I have short (20 bp) sequencing reads for DNA that has been in e. coli undergoing different rates of SOS response (inducing mutations in the DNA). When I use bcftools to do variant calling of these reads, mapping them back to the ~10,000 original 20 bp long DNA sequences, I seem to get variants at particular positions but lots of identical variants at the same position. Ie. the mutations seem to all be occurring in the same positions and not distributed in any way.
What am I doing or interpreting wrong? Here is my alignment and variant calling code.
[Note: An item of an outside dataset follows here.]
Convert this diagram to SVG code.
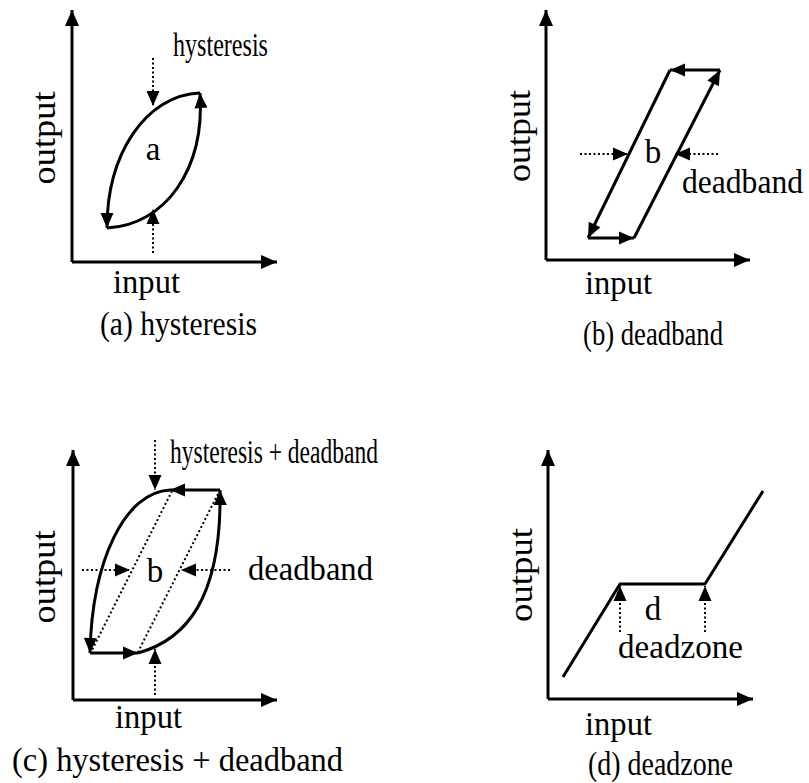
<svg xmlns="http://www.w3.org/2000/svg" width="809" height="783" viewBox="0 0 809 783">
<defs>
<marker id="ah" markerUnits="userSpaceOnUse" markerWidth="17" markerHeight="14" refX="16" refY="7" orient="auto" overflow="visible">
<path d="M0,0 L16,7 L0,14 z" fill="#000"/>
</marker>
<marker id="ahs" markerUnits="userSpaceOnUse" markerWidth="15" markerHeight="13" refX="15" refY="6.5" orient="auto" overflow="visible">
<path d="M0,0 L15,6.5 L0,13 z" fill="#000"/>
</marker>
</defs>
<style>
.ax{fill:none;stroke:#000;stroke-width:3;marker-end:url(#ah)}
.cv{fill:none;stroke:#000;stroke-width:3;stroke-linejoin:round}
.ar{marker-end:url(#ahs)}
.dt{fill:none;stroke:#000;stroke-width:2;stroke-dasharray:2 2.5;marker-end:url(#ahs)}
text{font-family:"Liberation Serif","Times New Roman",serif;font-size:33px;fill:#000}
</style>
<rect width="809" height="783" fill="#fff"/>

<g id="panel-a">
<g id="axes-a">
<path class="ax" d="M72,262 L72,10"/>
<path class="ax" d="M72,262 L277,262"/>
</g>
<g id="loop-a">
<path class="cv ar" d="M107,228 C165,225 205,170 200,93"/>
<path class="cv ar" d="M200,93 C145,95 107,155 107,228"/>
</g>
<g id="labels-a">
<text x="173" y="56" textLength="95" lengthAdjust="spacingAndGlyphs">hysteresis</text>
<text x="153" y="160" text-anchor="middle">a</text>
<text transform="translate(55,138) rotate(-90)" text-anchor="middle" textLength="93" lengthAdjust="spacingAndGlyphs">output</text>
<text x="113" y="293" textLength="67" lengthAdjust="spacingAndGlyphs">input</text>
<text x="100" y="335" textLength="157" lengthAdjust="spacingAndGlyphs">(a) hysteresis</text>
</g>
</g>

<g id="panel-b">
<g id="axes-b">
<path class="ax" d="M546,260 L546,10"/>
<path class="ax" d="M546,260 L750,260"/>
</g>
<g id="loop-b">
<path class="cv ar" d="M588,238 L634,238"/>
<path class="cv ar" d="M634,238 L720,70"/>
<path class="cv ar" d="M720,70 L670,70"/>
<path class="cv ar" d="M670,70 L588,238"/>
</g>
<g id="labels-b">
<text x="653" y="163" text-anchor="middle">b</text>
<text x="682" y="193" textLength="121" lengthAdjust="spacingAndGlyphs">deadband</text>
<text transform="translate(530,136) rotate(-90)" text-anchor="middle" textLength="92" lengthAdjust="spacingAndGlyphs">output</text>
<text x="585" y="294" textLength="67" lengthAdjust="spacingAndGlyphs">input</text>
<text x="583" y="345" textLength="140" lengthAdjust="spacingAndGlyphs">(b) deadband</text>
</g>
</g>

<g id="panel-c">
<g id="axes-c">
<path class="ax" d="M73,700 L73,450"/>
<path class="ax" d="M73,700 L277,700"/>
</g>
<g id="loop-c">
<path class="cv ar" d="M220,490 L170,490"/>
<path class="cv ar" d="M170,490 C125,492 92,560 90,653"/>
<path class="cv ar" d="M90,653 L138,653"/>
<path class="cv ar" d="M138,653 C185,640 222,600 220,490"/>
</g>
<g id="labels-c">
<text x="170" y="463" textLength="208" lengthAdjust="spacingAndGlyphs">hysteresis + deadband</text>
<text x="155" y="582" text-anchor="middle">b</text>
<text x="248" y="580" textLength="125" lengthAdjust="spacingAndGlyphs">deadband</text>
<text transform="translate(55,577) rotate(-90)" text-anchor="middle" textLength="93" lengthAdjust="spacingAndGlyphs">output</text>
<text x="115" y="728" textLength="67" lengthAdjust="spacingAndGlyphs">input</text>
<text x="12" y="771" textLength="331" lengthAdjust="spacingAndGlyphs">(c) hysteresis + deadband</text>
</g>
</g>

<g id="panel-d">
<g id="axes-d">
<path class="ax" d="M548,699 L548,450"/>
<path class="ax" d="M548,699 L753,699"/>
</g>
<g id="curve-d">
<path class="cv" d="M563,677 L620,584 L705,584 L763,491"/>
</g>
<g id="labels-d">
<text x="653" y="620" text-anchor="middle">d</text>
<text x="618" y="658" textLength="125" lengthAdjust="spacingAndGlyphs">deadzone</text>
<text transform="translate(532,575) rotate(-90)" text-anchor="middle" textLength="94" lengthAdjust="spacingAndGlyphs">output</text>
<text x="585" y="735" textLength="67" lengthAdjust="spacingAndGlyphs">input</text>
<text x="588" y="775" textLength="145" lengthAdjust="spacingAndGlyphs">(d) deadzone</text>
</g>
</g>

<g id="connectors">
<path class="dt" d="M153,58 L153,106"/>
<path class="dt" d="M153,253 L153,209"/>
<path class="dt" d="M580,154 L628,154"/>
<path class="dt" d="M718,154 L675,154"/>
<path class="dt" d="M155,440 L155,490"/>
<path class="dt" d="M155,695 L155,649"/>
<path class="dt" d="M82,570 L130,570"/>
<path class="dt" d="M230,570 L181,570"/>
<path fill="none" stroke="#000" stroke-width="2" stroke-dasharray="2 2.5" d="M172,491 L91,652"/>
<path fill="none" stroke="#000" stroke-width="2" stroke-dasharray="2 2.5" d="M220,490 L138,652"/>
<path class="dt" d="M620,632 L620,586"/>
<path class="dt" d="M705,632 L705,586"/>
</g>
</svg>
In it I align with bowtie, then view and sort with SAM tools, then use bcftools mpileup and bcftools call before filtering and producing a .vcf file.
bowtie2 -p 10 --end-to-end --very-sensitive -3 1 -I 0 -X 200 -x <bowtie2 index file path> -1 <1st paired end read data> -2 <2nd paired read data> | samtools view -bSu - | samtools sort - | bcftools mpileup -d 4000000 -q 0 -Q 20 -Ou -f AM_FullLibrary.fa - --threads 10 | bcftools call -Ou -m -v | bcftools filter -Ov -s LowQual -e '%QUAL<20' > temp.vcf
Opening my VCF file in python using Pandas, I first remove anything that didnt pass the filter and then look at the DP4 information field and sum up the numbers in the 3rd and 4th entries which should correspond to non-reference alignments at this position right?
When I do this I will get that reference DNA example 'a' had a substitution at position 18 from A to T, and the INFO column has:
So here I interpret this as there being that: out of all my sequencing data, there were 15 reads that passed the filter (first entry in DP4) that were reference aligned (no mutations) at this position. And then there were 10 reads that had the substitution at this position?
But for this DNA example 'a' the only variant I am getting is at this position! Surely the mutations for example 'a' should be more uniformly distributed rather than all 10 occurring in the same position?
Any help or insight is most appreciated!